ROMA - Siamo alla fine di un anno intenso, che ha caratterizzato le vicissitudini degli italiani all’estero. Dare un giudizio politico su ciò che è stato fatto è doveroso, se vogliamo affrontare il 2004, anno elettorale dei Comites (Comitati degli Italiani all’Estero), con quella forza necessaria ed indispensabile per superare insieme i tanti problemi ancora aperti che riguardano i nostri connazionali nel mondo.
Nessuno può illudersi, o illudere, di avere fatto tanto per la nostra emigrazione; non pecchiamo però se, guardandoci indietro e osservando obiettivamente la realtà quotidiana, affermiamo che, nonostante tutto, molte sono le cose fatte, e altrettante sono quelle che rimangono da fare. Ormai, piaccia o non piaccia, i connazionali nel mondo, dopo essere stati inseriti nella Costituzione della Repubblica con completezza di diritti, devono essere considerati cittadini italiani a pieno titolo.
Di questo ne è convinto il Ministro per gli Italiani nel Mondo, di questo ne è convinta la stragrande maggioranza dei nostri emigrati, di questo ne sono convinte alcune forze politiche che non accettano le logiche settarie della partitocrazia, fra i quali io ascrivo anche l’on. Bianchi e il sen. Minardo, presidenti dei Comitati parlamentari degli italiani nel mondo.
Se si vogliono risolvere i problemi o dare risposte adeguate alle questioni aperte, bisogna ritrovare quel clima unitario che abbiamo vissuto in altre stagioni e che l’on. Fassino, nel discorso di investitura a Presidente del CGIE, definì “obbligato”, affermando che “gli interessi italiani all’estero non possono essere ascritti ad un parte politica ma sono patrimonio di tutti”, della comunità nazionale fuori e dentro i confini, come sostenuto da sempre dall’on. Mirko Tremaglia. Impostazione, questa, non condivisa dagli Ulivisti barricadieri, che cercano in tutti i modi di far emigrare i dissidi partitocratici, con le conseguenze che tutti possiamo immagine.
Non a caso, durante la conferenza stampa sulla Giornata nazionale dell’emigrazione Monsignor Luigi Petris, direttore generale della Migrantes, ebbe a dichiarare a chiare lettere presso la sede della Radio Vaticana: “Va ricordato il positivo impegno del Ministro per gli Italiani nel Mondo, Mirko Tremaglia, volto a dare maggior visibilità alle nostre collettività all’estero”, ed ha posto in evidenza come a tutt’oggi la diaspora italiana non si sia ancora conclusa: sono circa 40mila i connazionali che ogni anno lasciano il nostro Paese.
Affermazioni significative che non dovrebbero preoccupare, ma dovrebbero assecondare l’impegno di tutti verso una unica direzione, in un anno che vedrà impegnati tutti gli italiani all’estero con le elezioni dei Comites e del nuovo CGIE.

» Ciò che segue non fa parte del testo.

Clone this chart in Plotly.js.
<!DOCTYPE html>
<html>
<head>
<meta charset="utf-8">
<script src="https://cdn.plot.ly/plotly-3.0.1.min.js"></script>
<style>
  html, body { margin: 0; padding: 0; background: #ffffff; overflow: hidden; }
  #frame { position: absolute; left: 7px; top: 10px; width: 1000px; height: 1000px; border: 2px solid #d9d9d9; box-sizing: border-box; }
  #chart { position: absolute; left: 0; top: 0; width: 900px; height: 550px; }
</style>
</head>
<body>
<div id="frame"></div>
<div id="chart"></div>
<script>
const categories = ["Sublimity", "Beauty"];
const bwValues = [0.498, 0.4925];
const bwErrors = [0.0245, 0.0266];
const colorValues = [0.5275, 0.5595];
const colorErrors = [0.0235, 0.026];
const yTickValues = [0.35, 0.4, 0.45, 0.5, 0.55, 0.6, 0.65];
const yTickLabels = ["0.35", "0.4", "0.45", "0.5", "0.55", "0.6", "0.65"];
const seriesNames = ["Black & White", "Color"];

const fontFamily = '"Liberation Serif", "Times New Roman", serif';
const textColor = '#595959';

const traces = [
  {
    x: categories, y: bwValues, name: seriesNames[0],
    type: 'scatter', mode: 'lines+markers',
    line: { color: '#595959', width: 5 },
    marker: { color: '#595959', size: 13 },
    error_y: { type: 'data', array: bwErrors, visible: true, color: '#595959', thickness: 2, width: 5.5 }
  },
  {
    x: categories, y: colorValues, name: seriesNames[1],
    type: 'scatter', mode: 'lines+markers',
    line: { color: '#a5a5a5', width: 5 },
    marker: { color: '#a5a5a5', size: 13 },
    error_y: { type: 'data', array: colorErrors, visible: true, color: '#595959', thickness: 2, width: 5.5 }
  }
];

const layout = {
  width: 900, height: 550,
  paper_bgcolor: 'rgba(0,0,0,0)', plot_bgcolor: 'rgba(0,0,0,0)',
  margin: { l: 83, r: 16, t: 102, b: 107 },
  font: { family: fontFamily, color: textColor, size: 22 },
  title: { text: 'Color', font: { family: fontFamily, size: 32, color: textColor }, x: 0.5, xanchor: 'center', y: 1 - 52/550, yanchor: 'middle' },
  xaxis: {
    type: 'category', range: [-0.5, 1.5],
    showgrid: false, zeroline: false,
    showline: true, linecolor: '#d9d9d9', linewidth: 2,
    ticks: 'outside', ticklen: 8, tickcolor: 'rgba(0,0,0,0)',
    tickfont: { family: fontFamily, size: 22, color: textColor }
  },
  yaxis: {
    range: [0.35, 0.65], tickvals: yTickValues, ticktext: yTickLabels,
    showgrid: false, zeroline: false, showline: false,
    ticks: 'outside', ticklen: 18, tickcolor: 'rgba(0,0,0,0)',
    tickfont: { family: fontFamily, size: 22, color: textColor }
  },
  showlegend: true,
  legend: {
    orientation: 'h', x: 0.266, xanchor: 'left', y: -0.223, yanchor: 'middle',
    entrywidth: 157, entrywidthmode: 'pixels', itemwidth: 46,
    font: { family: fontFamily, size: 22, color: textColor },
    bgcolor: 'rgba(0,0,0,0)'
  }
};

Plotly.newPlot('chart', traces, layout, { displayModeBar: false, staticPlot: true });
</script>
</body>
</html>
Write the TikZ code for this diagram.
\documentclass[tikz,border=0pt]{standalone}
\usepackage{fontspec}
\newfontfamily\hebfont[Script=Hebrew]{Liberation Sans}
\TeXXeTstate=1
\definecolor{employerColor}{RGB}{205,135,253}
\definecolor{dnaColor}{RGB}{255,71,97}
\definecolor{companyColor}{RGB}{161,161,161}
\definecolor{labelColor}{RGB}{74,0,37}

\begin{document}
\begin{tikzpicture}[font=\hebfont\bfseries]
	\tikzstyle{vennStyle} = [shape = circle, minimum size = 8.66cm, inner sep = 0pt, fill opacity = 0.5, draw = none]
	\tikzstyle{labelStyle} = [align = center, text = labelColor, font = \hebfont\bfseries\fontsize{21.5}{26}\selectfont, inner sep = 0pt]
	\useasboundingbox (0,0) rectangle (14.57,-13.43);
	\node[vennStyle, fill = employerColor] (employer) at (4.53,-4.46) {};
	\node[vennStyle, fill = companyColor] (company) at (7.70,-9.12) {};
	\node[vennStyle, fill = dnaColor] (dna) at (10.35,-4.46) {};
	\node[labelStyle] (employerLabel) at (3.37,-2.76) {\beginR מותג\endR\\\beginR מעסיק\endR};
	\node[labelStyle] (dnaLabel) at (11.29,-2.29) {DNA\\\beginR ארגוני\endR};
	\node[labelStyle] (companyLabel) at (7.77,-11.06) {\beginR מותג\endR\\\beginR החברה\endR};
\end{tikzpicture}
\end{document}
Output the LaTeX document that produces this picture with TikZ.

Occasione storica che deve cambiare e far cambiare l’approccio dei nostri connazionali nel mondo con queste importanti istituzioni di partecipazione democratica della nostra comunità emigrate.
Il tutto non può essere valutato con l’ottica integralista o il settarismo di certuni; bisogna essere obiettivi e far prevalere ovunque le cose che uniscono e non quelle che dividono. È nata la stagione dei DIRITTI: di questo dobbiamo essere tutti consapevoli. La società civile e le associazioni della nostra emigrazione devono fare pertanto una “fuga in avanti” per evitare che le elezioni dei Comites, che si svolgeranno entro il prossimo marzo, diventino un’occasione persa.